Women's voices have been silenced throughout history, he says.
“Denying women an education, denying them an opportunity to participate in discussions, denying them an opportunity to write and to publish as much as they would like to have done - that has been the norm.
“But that's changed, and from the middle of the 20th century onwards at any rate, great contributions have been made to philosophy by people who are very good at philosophy. And it doesn't matter whether they're male or female, come from one part of the world or another part of the world, that's an irrelevance.
“The interesting thing is that we all, as human beings, have this deep and passionate desire to try to make sense of things and philosophy is the enterprise of making sense of things.”
Grayling believes we are presently living in an age of great “philosophical flourishing”.
“More people are actively and professionally engaged in philosophy today than there ever were at any point in history."
He says out of that has come some very detailed work.

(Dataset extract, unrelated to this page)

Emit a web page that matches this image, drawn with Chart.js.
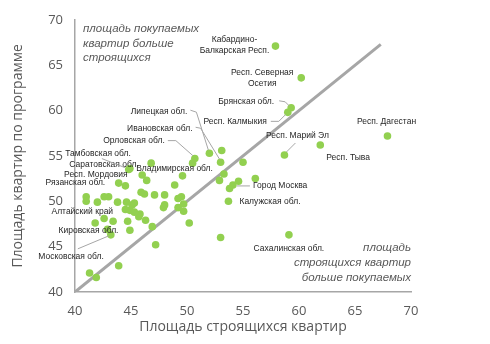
<!DOCTYPE html>
<html>
<head>
<meta charset="utf-8">
<script src="https://cdn.jsdelivr.net/npm/chart.js@4"></script>
<style>
  html, body { margin: 0; background: #fff; }
  #wrap { width: 490px; height: 344px; }
</style>
</head>
<body>
<div id="wrap"><canvas id="chart"></canvas></div>
<script>
// площадь строящихся квартир (x) / площадь по программе (y)
const xBuilding = [57.9, 60.2, 59.3, 59.0, 67.9, 61.9, 58.7, 52.0, 53.0, 50.7,
  54.1, 53.7, 59.1, 44.8, 44.9, 43.9, 41.0, 42.6, 42.9, 43.2,
  46.8, 53.1, 50.5, 49.6, 55.0, 53.3, 52.9, 54.6, 56.1, 53.8,
  49.5, 49.7, 50.2, 53.0, 47.2, 46.9, 46.3, 45.7, 44.9, 44.7,
  43.4, 41.8, 43.9, 41.3, 41.9, 45.8, 44.9, 44.5, 45.1, 48.0,
  47.9, 49.2, 49.7, 49.2, 46.0, 46.4, 44.5, 48.9, 48.0, 47.1,
  46.2, 45.9, 45.3, 44.6, 43.8, 43.0, 42.6, 42.0, 41.0, 45.3];
const yProgram = [67.1, 63.6, 60.3, 59.8, 57.2, 56.2, 55.1, 55.3, 54.3, 54.7,
  51.8, 50.0, 46.3, 53.5, 53.6, 52.0, 50.5, 48.1, 46.9, 46.3,
  54.2, 55.6, 54.2, 52.8, 54.3, 53.0, 52.3, 52.2, 52.5, 51.4,
  50.5, 48.9, 47.6, 46.0, 45.2, 47.2, 47.9, 48.3, 46.8, 47.8,
  47.8, 47.6, 42.9, 42.1, 41.6, 48.6, 49.0, 49.1, 49.6, 49.6,
  49.3, 49.3, 49.7, 50.3, 52.9, 52.3, 51.7, 51.8, 50.7, 50.7,
  50.8, 51.0, 49.8, 49.9, 49.9, 50.5, 50.5, 49.9, 50.0, 48.8];
const regionNames = ['Кабардино-\nБалкарская Респ.', 'Респ. Северная\nОсетия', 'Брянская обл.',
  'Респ. Калмыкия', 'Респ. Дагестан', 'Респ. Тыва', 'Респ. Марий Эл', 'Липецкая обл.',
  'Ивановская обл.', 'Орловская обл.', 'Город Москва', 'Калужская обл.', 'Сахалинская обл.',
  'Саратовская обл.', 'Тамбовская обл.', 'Респ. Мордовия', 'Рязанская обл.', 'Алтайский край',
  'Кировская обл.', 'Московская обл.', 'Владимирская обл.'];
const axisTicks = [40, 45, 50, 55, 60, 65, 70];
const diagonalEnd = 67.3;

const xTitle = 'Площадь строящихся квартир';
const yTitle = 'Площадь квартир по программе';
const noteTopLeft = ['площадь покупаемых', 'квартир больше', 'строящихся'];
const noteBottomRight = ['площадь', 'строящихся квартир', 'больше покупаемых'];

// где рисовать подписи: смещение от точки в пикселях, выравнивание, выноска
const labelPlace = {
  'Кабардино-\nБалкарская Респ.': { dx: -41, dy: -6, align: 'center' },
  'Респ. Северная\nОсетия': { dx: -39, dy: -5, align: 'center' },
  'Брянская обл.': { dx: -17, dy: -6, align: 'right', lead: [[-12, -7], [-6, -6], [-2, -2]] },
  'Респ. Калмыкия': { dx: -21, dy: 9, align: 'right', lead: [[-17, 9], [-9, 9], [-2, 2]] },
  'Респ. Дагестан': { dx: -1, dy: -14, align: 'center' },
  'Респ. Тыва': { dx: 6, dy: 13, align: 'left' },
  'Респ. Марий Эл': { dx: 13, dy: -19, align: 'center', lead: [[11, -12], [2, -3]] },
  'Липецкая обл.': { dx: -22, dy: -42, align: 'right', lead: [[-19, -43], [-13, -41], [-1, -3]] },
  'Ивановская обл.': { dx: -28, dy: -34, align: 'right', lead: [[-25, -35], [-20, -34], [-1, -3]] },
  'Орловская обл.': { dx: -30, dy: -18, align: 'right', lead: [[-27, -18], [-19, -18], [-2, -3]] },
  'Город Москва': { dx: 20, dy: 1, align: 'left', lead: [[17, 1], [4, 1]] },
  'Калужская обл.': { dx: 11, dy: 0, align: 'left' },
  'Сахалинская обл.': { dx: 0, dy: 14, align: 'center' },
  'Саратовская обл.': { dx: 10, dy: -5, align: 'right' },
  'Тамбовская обл.': { dx: 1, dy: -15, align: 'right', lead: [[-28, -10], [-5, -1]] },
  'Респ. Мордовия': { dx: 9, dy: -8, align: 'right' },
  'Рязанская обл.': { dx: 19, dy: -14, align: 'right' },
  'Алтайский край': { dx: 9, dy: -7, align: 'right' },
  'Кировская обл.': { dx: 11, dy: 1, align: 'right' },
  'Московская обл.': { dx: -7, dy: 22, align: 'right', lead: [[-33, 14], [-2, 1]] },
  'Владимирская обл.': { dx: -15, dy: 5, align: 'left' }
};

const textColor = '#595959';
const axisColor = '#a6a6a6';
const mainFont = "'Open Sans', 'Liberation Sans', sans-serif";

const points = xBuilding.map((x, i) => ({ x: x, y: yProgram[i] }));

// подписи регионов и пояснения в углах
const notesPlugin = {
  id: 'notes',
  afterDatasetsDraw(chart) {
    const ctx = chart.ctx;
    const xs = chart.scales.x, ys = chart.scales.y;
    const area = chart.chartArea;
    ctx.save();

    regionNames.forEach((name, i) => {
      const p = labelPlace[name];
      if (!p) return;
      const px = xs.getPixelForValue(xBuilding[i]);
      const py = ys.getPixelForValue(yProgram[i]);
      if (p.lead) {
        ctx.strokeStyle = axisColor;
        ctx.lineWidth = 1;
        ctx.beginPath();
        p.lead.forEach((d, k) => {
          if (k === 0) ctx.moveTo(px + d[0], py + d[1]);
          else ctx.lineTo(px + d[0], py + d[1]);
        });
        ctx.stroke();
      }
      ctx.fillStyle = '#262626';
      ctx.font = "8.5px 'Liberation Sans', Arial, sans-serif";
      ctx.textAlign = p.align;
      ctx.textBaseline = 'middle';
      name.split('\n').forEach((line, k) => {
        ctx.fillText(line, px + p.dx, py + p.dy + k * 11);
      });
    });

    ctx.fillStyle = textColor;
    ctx.font = "italic 11.5px 'Liberation Sans', Arial, sans-serif";
    ctx.textBaseline = 'middle';
    ctx.textAlign = 'left';
    noteTopLeft.forEach((line, k) => {
      ctx.fillText(line, area.left + 8, area.top + 9 + k * 14.5);
    });
    ctx.textAlign = 'right';
    noteBottomRight.forEach((line, k) => {
      ctx.fillText(line, area.right, area.bottom - 44 + k * 15);
    });
    ctx.restore();
  }
};

new Chart(document.getElementById('chart'), {
  type: 'scatter',
  data: {
    datasets: [{
      data: points,
      backgroundColor: '#92d050',
      borderWidth: 0,
      pointRadius: 3.8,
      pointHoverRadius: 3.8,
      order: 1
    }, {
      type: 'line',
      data: [{ x: axisTicks[0], y: axisTicks[0] }, { x: diagonalEnd, y: diagonalEnd }],
      borderColor: axisColor,
      borderWidth: 3,
      pointRadius: 0,
      fill: false,
      order: 2
    }]
  },
  options: {
    responsive: true,
    maintainAspectRatio: false,
    animation: false,
    layout: { padding: { top: 14, right: 79, left: 0, bottom: 0 } },
    plugins: { legend: { display: false }, tooltip: { enabled: false } },
    scales: {
      x: {
        type: 'linear',
        min: axisTicks[0],
        max: axisTicks[axisTicks.length - 1],
        afterBuildTicks: s => { s.ticks = axisTicks.map(v => ({ value: v })); },
        afterFit: s => { s.height = 52; },
        grid: { display: false, drawTicks: false },
        border: { color: axisColor, width: 1.5 },
        ticks: { color: textColor, padding: 11, font: { family: mainFont, size: 13 } },
        title: { display: true, text: xTitle, color: textColor, padding: { top: 0, bottom: 9 },
          font: { family: mainFont, size: 14 } }
      },
      y: {
        type: 'linear',
        min: axisTicks[0],
        max: axisTicks[axisTicks.length - 1],
        afterBuildTicks: s => { s.ticks = axisTicks.map(v => ({ value: v })); },
        afterFit: s => { s.width = 75; },
        grid: { display: false, drawTicks: false },
        border: { color: axisColor, width: 1.5 },
        ticks: { color: textColor, padding: 12, font: { family: mainFont, size: 13 } },
        title: { display: true, text: yTitle, color: textColor, padding: { top: 10, bottom: 0 },
          font: { family: mainFont, size: 14 } }
      }
    }
  },
  plugins: [notesPlugin]
});
</script>
</body>
</html>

“Opening up areas of inquiry which were unimaginable before, not least because science and the developments in logic have provided more and more in the way of weaponry really to think about these problems, to think about the nature of consciousness let's say, or to think about the nature of time, or to think about what could possibly constitute the deepest and most underlying nature of reality.”
“So, we've lived in an age of great philosophical flourishing and I think great philosophical discovery. Things have really moved on a lot in those more technical areas of the philosophical debate.”
The digital age we live in now could further turbo-charge philosophical discovery, Grayling says.
“At this point of time we are still in the unfolding, in the increasingly rapid unfolding, of that great revolution of thought that occurred in the 17th Century. And, of course, at any moment there might be a revelation of some kind, an epiphany of some kind, which throws a whole lot of new light across the landscape of our thought, and which will yet again shift our perceptions and we could be on the cusp of that because of these new technologies.
“So the digital age might advance us or indeed bring us to an end. I mean there's always the thought, isn't there?, that a super intelligent AI system might ask itself the question what's the most pesky thing on the planet - and the answer is not far to seek.”
Can we educate ourselves out of unreason?
After World War I, distinguished philosophers such as Bertrand Russell, Karl Popper and Ludwig Wittgenstein believed education was the only way to save humanity from itself.
“They got involved in education, got involved in school teaching, because they thought that the horrors and destruction of the First World War could only be avoided by educating future generations to be more thoughtful, more considerate, more knowledgeable about history, better able to reason their way through conflict and difficulty.
“They, all three of them, failed and, in general education has never achieved the great result that we've always hoped that it would achieve.”
Grayling believes we need to approach education differently, with more imagination, if we are to really change lives.
“If we were to think much, much more imaginatively about education, really put the resources in - one teacher per pupil would be absolutely the ideal but it would cost a bucket of money to do it - but it might start to make the kind of difference, to produce people who think, who reflect, who have a wide-horizon view, who have a sense of the past, who are able also to distinguish particularities - to see that no two things are really identical. You know all that would be marvellous.”
Bertrand Russell however was skeptical about humans dedicating themselves to deep thought, Grayling says.
“Bertrand Russell famously said most people would rather die than think, and most people do. And that's the great tragedy of the world isn't it? Because we stagger from one mistake to another mistake, one disaster to another, because people don't think enough.”